::: Entries provided
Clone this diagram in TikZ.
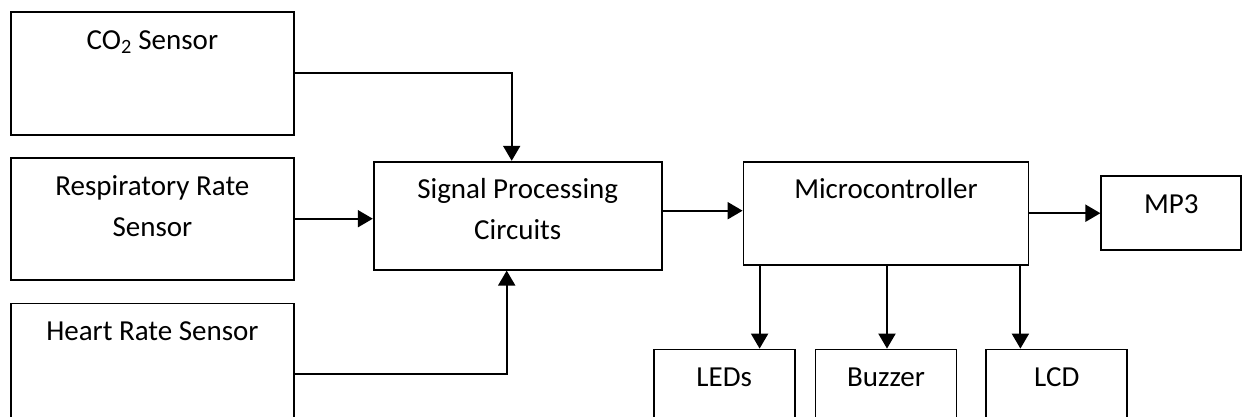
\documentclass[tikz,border=0pt]{standalone}
\usepackage{fontspec}
\setmainfont{Carlito}
\usetikzlibrary{positioning,arrows.meta}

\begin{document}
\begin{tikzpicture}[x=1pt,y=-1pt,
  blk/.style={draw,line width=1.8pt,inner sep=0pt,minimum width=#1},
  txt/.style={anchor=base,yshift=-38pt,align=center,font=\fontsize{29}{41}\selectfont},
  arr/.style={line width=2pt,-{Triangle[length=15pt,width=17pt]}}]
\useasboundingbox (0,0) rectangle (1248,416);
% sensors
\node[blk=283pt,minimum height=123pt,anchor=north west,
      label={[txt]north:CO\textsubscript{2} Sensor}]                        (co2)    at (10,11) {};
\node[blk=283pt,minimum height=122pt,below=21pt of co2,
      label={[txt,yshift=-42pt]north:Respiratory Rate\\Sensor}]              (resp)   {};
\node[blk=283pt,minimum height=140pt,below=22pt of resp,
      label={[txt]north:Heart Rate Sensor}]                                  (heart)  {};
% processing and control
\node[blk=288pt,minimum height=108pt,right=78pt of resp,yshift=3pt,
      label={[txt,yshift=-41pt]north:Signal Processing\\Circuits}]           (sp)     {};
\node[blk=285pt,minimum height=103pt,right=80pt of sp,yshift=2.5pt,
      label={[txt]north:Microcontroller}]                                    (micro)  {};
\node[blk=140pt,minimum height=74pt,right=71pt of micro,
      label={[txt]north:MP3}]                                                (mp3)    {};
% outputs
\node[blk=141pt,minimum height=90pt,below=83pt of micro,
      label={[txt]north:Buzzer}]                                             (buzzer) {};
\node[blk=141pt,minimum height=90pt,left=19pt of buzzer,
      label={[txt]north:LEDs}]                                               (leds)   {};
\node[blk=141pt,minimum height=90pt,right=28pt of buzzer,
      label={[txt]north:LCD}]                                                (lcd)    {};
\coordinate (tapL) at ([xshift=17pt]micro.south west);
\coordinate (tapB) at ([xshift=1pt]micro.south);
\coordinate (tapR) at ([xshift=-9pt]micro.south east);
\draw[arr] (co2.east) -| ([xshift=-6pt]sp.north);
\draw[arr] (resp.east) -- (resp.east -| sp.west);
\draw[arr] (heart.east) -| ([xshift=-11pt]sp.south);
\draw[arr] ([yshift=5pt]sp.east) -- ([yshift=5pt]sp.east -| micro.west);
\draw[arr] (micro.east |- mp3.west) -- (mp3.west);
\draw[arr] (tapL) -- (tapL |- leds.north);
\draw[arr] (tapB) -- (tapB |- buzzer.north);
\draw[arr] (tapR) -- (tapR |- lcd.north);
\end{tikzpicture}
\end{document}
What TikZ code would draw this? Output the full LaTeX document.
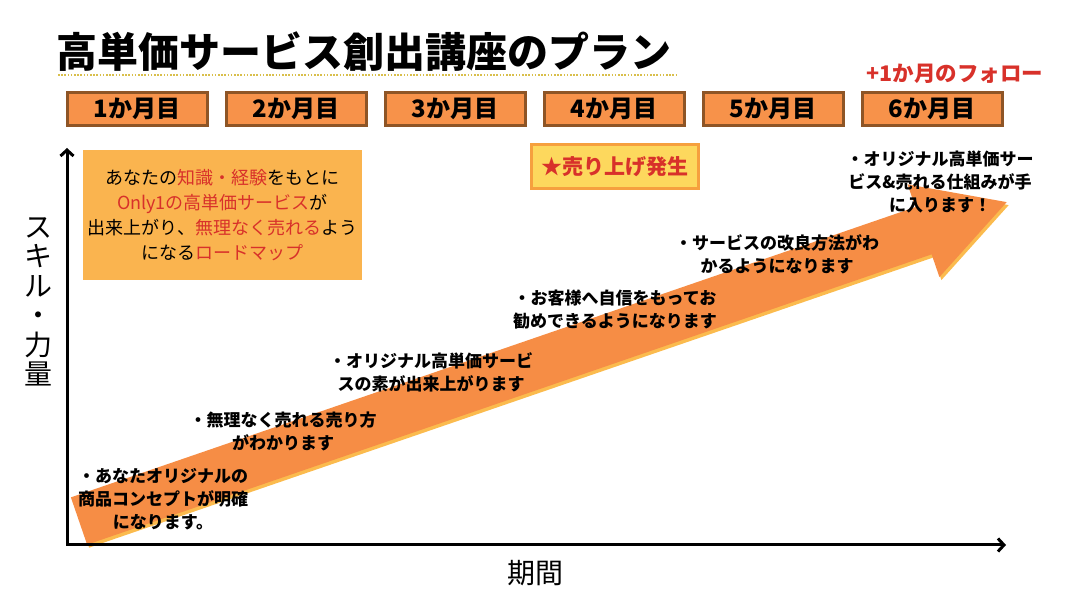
\documentclass[tikz,border=0pt]{standalone}
\usepackage{fontspec}
\setmainfont{Noto Sans CJK JP}
\usetikzlibrary{arrows.meta}

\definecolor{monthfill}{HTML}{F7924A}
\definecolor{monthline}{HTML}{8E5526}
\definecolor{infofill}{HTML}{FAB44F}
\definecolor{salesfill}{HTML}{FDD85D}
\definecolor{salesline}{HTML}{F6A03E}
\definecolor{arrowmain}{HTML}{F68D45}
\definecolor{arrowshade}{HTML}{FBBB4E}
\definecolor{accred}{HTML}{D8312A}
\definecolor{dotgold}{HTML}{D9BF4C}

\newcommand{\acc}[1]{\textcolor{accred}{#1}}

\begin{document}
\begin{tikzpicture}[x=1pt,y=1pt,>={Straight Barb[length=6pt,width=13pt]},
    month/.style={draw=monthline, line width=3pt, fill=monthfill, minimum width=140pt,
      minimum height=33pt, inner sep=0pt, font=\fontsize{24}{24}\selectfont\bfseries},
    stage/.style={align=center, inner sep=0pt, font=\fontsize{17}{23}\selectfont\bfseries},
    axislabel/.style={inner sep=0pt, font=\fontsize{28}{29.5}\selectfont}]
    \def\arrowlen{981}
    \def\shaftw{25}
    \def\headw{49}
    \def\headl{88}
    \def\tilt{18.97}

    \useasboundingbox (0,0) rectangle (1079,615);

    % title
    \node[anchor=west, inner sep=0pt, font=\fontsize{41}{41}\selectfont\bfseries] (title) at (56,563)
        {高単価サービス創出講座のプラン};
    \coordinate (dotl) at (58,540);
    \coordinate (dotr) at (676,540);
    \draw[dotgold, line width=2pt, dash pattern=on 1.6pt off 1.6pt] (dotl) -- (dotr);

    % months
    \foreach \i in {1,...,6}
        \node[month] (m\i) at ({137+159*(\i-1)},506) {\i か月目};
    \node[inner sep=0pt, text=accred, font=\fontsize{21.5}{21.5}\selectfont\bfseries] (follow) at (955,541)
        {+1か月のフォロー};

    % big arrow
    \begin{scope}[shift={(81,91)}, rotate=\tilt]
        \fill[arrowshade] (0,-\shaftw) -- (\arrowlen-\headl,-\shaftw) -- (\arrowlen-\headl,-\headw)
            -- (\arrowlen,0) -- (\arrowlen-\headl,\headw) -- (\arrowlen-\headl,\shaftw) -- (0,\shaftw) -- cycle;
    \end{scope}
    \begin{scope}[shift={(79,94)}, rotate=\tilt]
        \fill[arrowmain] (0,-\shaftw) -- (\arrowlen-\headl,-\shaftw) -- (\arrowlen-\headl,-\headw)
            -- (\arrowlen,0) -- (\arrowlen-\headl,\headw) -- (\arrowlen-\headl,\shaftw) -- (0,\shaftw) -- cycle;
    \end{scope}

    % axes
    \coordinate (origin) at (67,70);
    \coordinate (ytop) at (67,467);
    \coordinate (xend) at (1006,70);
    \draw[line width=3pt, <->] (ytop) -- (origin) -- (xend);
    \node[axislabel, align=center] (ylab) at (38,313) {ス\\キ\\ル\\・\\力\\量};
    \node[axislabel] (xlab) at (535,42) {期間};

    % boxes
    \node[fill=infofill, minimum width=279pt, minimum height=130pt, align=center, inner sep=0pt,
        font=\fontsize{18}{25}\selectfont] (info) at (222.5,400)
        {あなたの\acc{知識・経験}をもとに\\
         \acc{Only1の高単価サービス}が\\
         出来上がり、\acc{無理なく売れる}よう\\
         になる\acc{ロードマップ}};
    \node[draw=salesline, line width=3pt, fill=salesfill, minimum width=167pt, minimum height=44pt,
        inner sep=0pt, text=accred, font=\fontsize{21}{21}\selectfont\bfseries] (sales) at (615,448.5)
        {★売り上げ発生};

    % steps
    \node[stage] (s1) at (163,116) {・あなたオリジナルの\\商品コンセプトが明確\\になります。};
    \node[stage] (s2) at (283,183.5) {・無理なく売れる売り方\\がわかります};
    \node[stage] (s3) at (431,242.5) {・オリジナル高単価サービ\\スの素が出来上がります};
    \node[stage] (s4) at (615,305) {・お客様へ自信をもってお\\勧めできるようになります};
    \node[stage] (s5) at (777,361) {・サービスの改良方法がわ\\かるようになります};
    \node[stage] (s6) at (940,433) {・オリジナル高単価サー\\ビス\&売れる仕組みが手\\に入ります！};
\end{tikzpicture}
\end{document}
::::::
Challenge: Pick out each line containing "this" and report it.

Correct result:
Clone this diagram in TikZ.
What TikZ code would draw this? Output the full LaTeX document.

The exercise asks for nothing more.